The drift bottle was among thousands dumped in the Atlantic Ocean between 1956 and 1972 as part of Bumpus’ study of surface and bottom currents. About 10 percent of the 300,000 bottles have been found over the years.
Joyce found the bottle Jan. 20 on Sable Island, about 185 miles southeast of Halifax.
He contacted scientists at Woods Hole and dutifully gave them the time and place information Bumpus had asked for in a postcard inside the bottle. His reward will be exactly what Bumpus promised in 1956 to anyone who returned a bottle: a 50-cent piece.
“I didn’t want the reward, but they said they are sending it to me anyway,” Joyce said, chuckling.
Joyce said the bottle had been sand-blasted over about 75 percent of its surface.

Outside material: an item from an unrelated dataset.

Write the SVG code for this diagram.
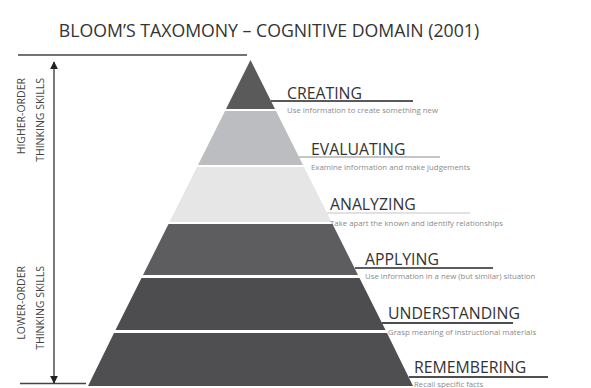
<svg xmlns="http://www.w3.org/2000/svg" width="591" height="388" viewBox="0 0 591 388">
<style>
.title{font-family:"Open Sans","Liberation Sans",sans-serif;font-size:17.7px;fill:#333}
.lbl{font-family:"Open Sans","Liberation Sans",sans-serif;font-size:15.8px;fill:#333}
.desc{font-family:"Open Sans","Liberation Sans",sans-serif;font-size:7.8px;fill:#8a8a8a}
.side{font-family:"Open Sans","Liberation Sans",sans-serif;font-size:10.5px;fill:#444}
.rule{stroke:#444;stroke-width:1.5}
</style>
<defs>
<marker id="ah" viewBox="0 0 10 10" refX="9" refY="5" markerWidth="8" markerHeight="8" orient="auto-start-reverse" markerUnits="userSpaceOnUse">
<path d="M0,0 L10,5 L0,10 z" fill="#222"/>
</marker>
</defs>
<rect width="591" height="388" fill="#fff"/>
<text class="title" x="269" y="37" text-anchor="middle">BLOOM’S TAXOMONY – COGNITIVE DOMAIN (2001)</text>

<g id="scale">
<line class="rule" x1="18" y1="55" x2="247" y2="55"/>
<line class="rule" x1="20" y1="383.5" x2="86" y2="383.5"/>
<line x1="54" y1="62" x2="54" y2="383" stroke="#333" stroke-width="1.3" marker-start="url(#ah)" marker-end="url(#ah)"/>
<text class="side" transform="translate(25,78) rotate(-90)" text-anchor="end">HIGHER-ORDER</text>
<text class="side" transform="translate(44,78) rotate(-90)" text-anchor="end">THINKING SKILLS</text>
<text class="side" transform="translate(25,266) rotate(-90)" text-anchor="end">LOWER-ORDER</text>
<text class="side" transform="translate(44,266) rotate(-90)" text-anchor="end">THINKING SKILLS</text>
</g>

<g id="creating">
<polygon points="250.5,60 275,109 226,109" fill="#5a5a5a"/>
<line x1="271" y1="101" x2="413" y2="101" stroke="#5a5a5a" stroke-width="2"/>
<text class="lbl" x="287" y="99">CREATING</text>
<text class="desc" x="287" y="113">Use information to create something new</text>
</g>
<g id="evaluating">
<polygon points="225,111 276,111 303,165 198,165" fill="#bcbdc0"/>
<line x1="299" y1="157" x2="440" y2="157" stroke="#b0b2b6" stroke-width="1.5"/>
<text class="lbl" x="311" y="155">EVALUATING</text>
<text class="desc" x="311" y="170">Examine information and make judgements</text>
</g>
<g id="analyzing">
<polygon points="197,167 304,167 331.5,222 169.5,222" fill="#e6e6e7"/>
<line x1="327" y1="213" x2="470" y2="213" stroke="#d8d8d8" stroke-width="1.5"/>
<text class="lbl" x="330" y="210">ANALYZING</text>
<text class="desc" x="330" y="226">Take apart the known and identify relationships</text>
</g>
<g id="applying">
<polygon points="168.5,224 332.5,224 358,275 143,275" fill="#5d5d60"/>
<line x1="355" y1="268" x2="493" y2="268" stroke="#5d5d60" stroke-width="2"/>
<text class="lbl" x="365" y="265">APPLYING</text>
<text class="desc" x="365" y="279">Use information in a new (but similar) situation</text>
</g>
<g id="understanding">
<polygon points="141.5,278 359.5,278 385.5,330 115.5,330" fill="#4d4d4f"/>
<line x1="382" y1="323" x2="513" y2="323" stroke="#4d4d4f" stroke-width="2"/>
<text class="lbl" x="388" y="319">UNDERSTANDING</text>
<text class="desc" x="388" y="335">Grasp meaning of instructional materials</text>
</g>
<g id="remembering">
<polygon points="114,333 387,333 413,386 88,386" fill="#4f4f51"/>
<line x1="409" y1="377" x2="548" y2="377" stroke="#4f4f51" stroke-width="2"/>
<text class="lbl" x="414" y="373">REMEMBERING</text>
<text class="desc" x="414" y="386.5">Recall specific facts</text>
</g>
</svg>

He could still read the words, “Break This Bottle,” so he pried off the rubber stopper. Inside, there was a note from Bumpus explaining that the bottle was among many being released to study the ocean.
In those days, there was no other way to study currents, said Steven Jayne, a senior scientist at Woods Hole.
“We didn’t have satellites to track currents like we do now. So the only thing you could do was to see where something started and where it ended up,” he said. “That was a pretty good approach.”
Using the number on the postcard, Woods Hole workers tracked the bottle found by Joyce to a group of 12 released not far off Nova Scotia on April 26, 1956.
Woods Hole archivist David Sherman said three other bottles from the same batch were found within a few months after they were dropped in the ocean: two in Nova Scotia and a third in Eastham, on Cape Cod. There’s no way to tell for sure when the bottle Joyce found washed up on Sable Island, but judging by its sand-worn condition, it may have been there for decades, Sherman said.
Bumpus needed thousands upon thousands of empty bottles for his well-intentioned littering of the seas. In September 1959, he solicited colleagues’ help, writing in a memo: “All hands are respectfully requested (until further notice) to bring their dead soldiers to the lab and deposit them in the box just inside the gate. Whiskey, rum, beer, wine or champagne bottles will be used to make drift bottles. Any clean bottles — 8 oz. to one quart in size will be gratefully received. Bottoms up!”
Bumpus died in 2002. About 270,000 of his bottles remain unaccounted for, Sherman said.
“Some of them were probably damaged, some were probably kept as keepsakes, and the rest, who knows? We may find some more in the future,” he said.